La conclusione cui perviene la risoluzione 88 solleva alcune perplessità, in quanto valorizza il mero elemento giuridico-formale del trasferimento della titolarità del credito, senza considerare il fatto che, proprio alla luce della specifica causa di garanzia, la disponibilità piena ed incondizionata del credito e dei relativi frutti (gli interessi) in capo al creditore cessionario si avrà solamente laddove la garanzia venga poi attivata dal cessionario per inadempimento dell’obbligazione principale (il mancato pagamento delle cedole o il mancato rimborso delle obbligazioni), pena una indebita duplicazione di pagamento. È infatti usuale che la cessione dei crediti in garanzia venga posta in essere in luogo della costituzione del pegno sul finanziamento soci per mere ragioni di tutela del creditore garantito nel caso di fallimento del socio cedente, ma gli effetti tra le parti siano i medesimi del pegno, e cioè il mantenimento della disponibilità economica del credito e dei relativi frutti in capo al socio cedente fino al momento di escussione della garanzia da parte del creditore cessionario, con i vincoli di utilizzo volti a preservare il valore della garanzia.

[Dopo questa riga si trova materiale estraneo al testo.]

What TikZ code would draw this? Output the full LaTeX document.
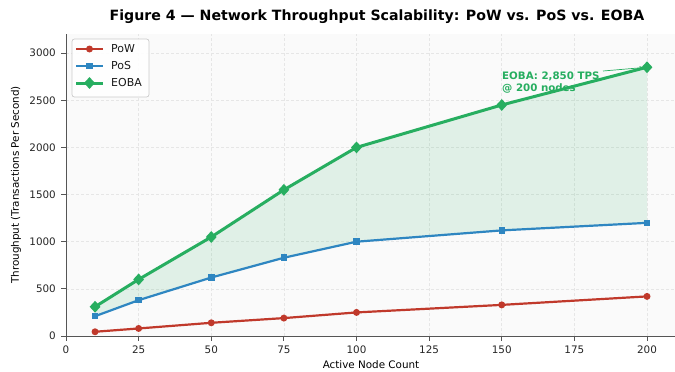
\documentclass[tikz,border=0pt]{standalone}
\usepackage{fontspec}
\setmainfont{DejaVu Sans}
\usetikzlibrary{arrows.meta,calc,shapes.geometric}
\definecolor{powc}{HTML}{C0392B}
\definecolor{posc}{HTML}{2E86C1}
\definecolor{eobac}{HTML}{27AE60}
\definecolor{spinec}{HTML}{555555}
\definecolor{gridc}{HTML}{E6E6E6}
\definecolor{axbg}{HTML}{FAFAFA}
\tikzset{
  powline/.style={draw=powc, line width=2.2bp, line join=round},
  posline/.style={draw=posc, line width=2.2bp, line join=round},
  eobaline/.style={draw=eobac, line width=3bp, line join=round},
  powmark/.style={circle, fill=powc, inner sep=0pt, minimum size=7bp},
  posmark/.style={rectangle, fill=posc, inner sep=0pt, minimum size=6.5bp},
  eobamark/.style={shape=diamond, fill=eobac, inner sep=0pt, minimum width=11bp, minimum height=12bp},
  ticklab/.style={font=\fontsize{10.4}{12}\selectfont, text=black!85, inner sep=0pt},
  leglab/.style={font=\fontsize{11}{13}\selectfont, text=black!90, inner sep=0pt},
  gridline/.style={draw=gridc, line width=0.6bp, dash pattern=on 3bp off 2bp},
  spine/.style={draw=spinec, line width=1bp},
}
\begin{document}
\begin{tikzpicture}[x=1bp,y=1bp]
\useasboundingbox (0,0) rectangle (675,371);
\fill[white] (0,0) rectangle (675,371);
\node[font=\bfseries\fontsize{14.2}{16}\selectfont, inner sep=0pt] (title) at (377,354) {Figure 4 — Network Throughput Scalability: PoW vs. PoS vs. EOBA};
\begin{scope}[shift={(66,35)}, x=2.905bp, y=0.0943bp]
  \fill[axbg] (0,0) rectangle (210,3200);
  \foreach \xv in {25,50,...,200} \draw[gridline] (\xv,0) -- (\xv,3200);
  \foreach \yv in {500,1000,...,3000} \draw[gridline] (0,\yv) -- (210,\yv);
  % data coordinates
  \coordinate (w1) at (10,45);  \coordinate (w2) at (25,80);  \coordinate (w3) at (50,140);
  \coordinate (w4) at (75,190); \coordinate (w5) at (100,250); \coordinate (w6) at (150,330);
  \coordinate (w7) at (200,420);
  \coordinate (s1) at (10,210);  \coordinate (s2) at (25,380);  \coordinate (s3) at (50,620);
  \coordinate (s4) at (75,830);  \coordinate (s5) at (100,1000); \coordinate (s6) at (150,1120);
  \coordinate (s7) at (200,1200);
  \coordinate (e1) at (10,310);  \coordinate (e2) at (25,600);  \coordinate (e3) at (50,1050);
  \coordinate (e4) at (75,1550); \coordinate (e5) at (100,2000); \coordinate (e6) at (150,2450);
  \coordinate (e7) at (200,2850);
  \fill[eobac, fill opacity=0.12] (e1) -- (e2) -- (e3) -- (e4) -- (e5) -- (e6) -- (e7)
     -- (s7) -- (s6) -- (s5) -- (s4) -- (s3) -- (s2) -- (s1) -- cycle;
  \draw[powline] (w1) -- (w2) -- (w3) -- (w4) -- (w5) -- (w6) -- (w7);
  \draw[posline] (s1) -- (s2) -- (s3) -- (s4) -- (s5) -- (s6) -- (s7);
  \draw[eobaline] (e1) -- (e2) -- (e3) -- (e4) -- (e5) -- (e6) -- (e7);
  \foreach \i in {1,...,7} {
    \node[powmark] (pw\i) at (w\i) {};
    \node[posmark] (ps\i) at (s\i) {};
    \node[eobamark] (eb\i) at (e\i) {};
  }
  % spines and ticks
  \draw[spine] (0,3200) -- (0,0) -- (210,0);
  \foreach \xv in {0,25,...,200} {
    \draw[spinec, line width=0.8bp] (\xv,0) -- ++(0,-5bp);
    \node[ticklab, anchor=north] at ([yshift=-9.5bp]\xv,0) {\xv};
  }
  \foreach \yv in {0,500,...,3000} {
    \draw[spinec, line width=0.8bp] (0,\yv) -- ++(-5bp,0);
    \node[ticklab, anchor=east] at ([xshift=-10bp]0,\yv) {\yv};
  }
\end{scope}
% annotation
\node[font=\bfseries\fontsize{10.3}{11.5}\selectfont, text=eobac, align=left, anchor=base west, inner sep=0pt] (ann) at (502,280) {EOBA: 2,850 TPS\\@ 200 nodes};
\coordinate (annstart) at (603,300);
\draw[eobac, line width=0.7bp, -{Stealth[length=4.5bp,width=3.5bp]}, shorten >=3bp] (annstart) -- (eb7.center);
\node[font=\fontsize{10.4}{12}\selectfont, inner sep=0pt] (xlab) at (371,6) {Active Node Count};
\node[font=\fontsize{10.4}{12}\selectfont, inner sep=0pt, rotate=90] (ylab) at (16,186) {Throughput (Transactions Per Second)};
% legend
\draw[draw=black!20, fill=white, fill opacity=0.9, rounded corners=2.5bp, line width=0.7bp] (72,274) rectangle (149,332);
\coordinate (lg1a) at (76,322); \coordinate (lg1b) at (103,322);
\coordinate (lg2a) at (76,305); \coordinate (lg2b) at (103,305);
\coordinate (lg3a) at (76,288); \coordinate (lg3b) at (103,288);
\draw[powline] (lg1a) -- (lg1b); \node[powmark] (lgm1) at ($(lg1a)!0.5!(lg1b)$) {};
\draw[posline] (lg2a) -- (lg2b); \node[posmark] (lgm2) at ($(lg2a)!0.5!(lg2b)$) {};
\draw[eobaline] (lg3a) -- (lg3b); \node[eobamark] (lgm3) at ($(lg3a)!0.5!(lg3b)$) {};
\node[leglab, anchor=west] (lt1) at (111,322) {PoW};
\node[leglab, anchor=west] (lt2) at (111,305) {PoS};
\node[leglab, anchor=west] (lt3) at (111,288) {EOBA};
\end{tikzpicture}
\end{document}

Se così è, prima dell’escussione della garanzia lo status di beneficiario effettivo dovrebbe mantenersi in capo al socio cedente, che subisce solamente una obbligazione eventuale e futura nei confronti dei creditori garantiti, fino all’avverarsi (con effetto ex tunc) della clausola risolutiva espressa apposta nel contratto di cessione del credito in garanzia. Pertanto, al di là del dato formale dell’immediato trasferimento della titolarità del credito, con riguardo alla disponibilità dei relativi interessi l’equiparazione al pegno dovrebbe condurre alle medesime conclusioni per esso valevoli, e cioè la conservazione in capo al concedente del possesso del reddito relativo ai frutti del bene costituito in pegno. In questa prospettiva, nel caso di escussione della garanzia da parte dei creditori (anche non residenti) il presidio impositivo su un reddito di capitale di fonte italiana sarebbe affidato, in assenza di un sostituto di imposta, alla presentazione di una dichiarazione dei redditi in Italia da parte dei creditori stessi, secondo la prassi formatasi per gli interessi pagati a banche estere senza stabile organizzazione in Italia (risposte a interpello 379/19 e 41/18; risoluzione 89/12). In ogni caso, anche accedendo per cautela erariale alla tesi espressa nella risoluzione 88/E, deve rimanere fermo il diritto al rimborso della ritenuta applicata dal veicolo di acquisizione sugli interessi relativi al finanziamento soci, laddove essa si renda non dovuta a seguito della mancata escussione della garanzia.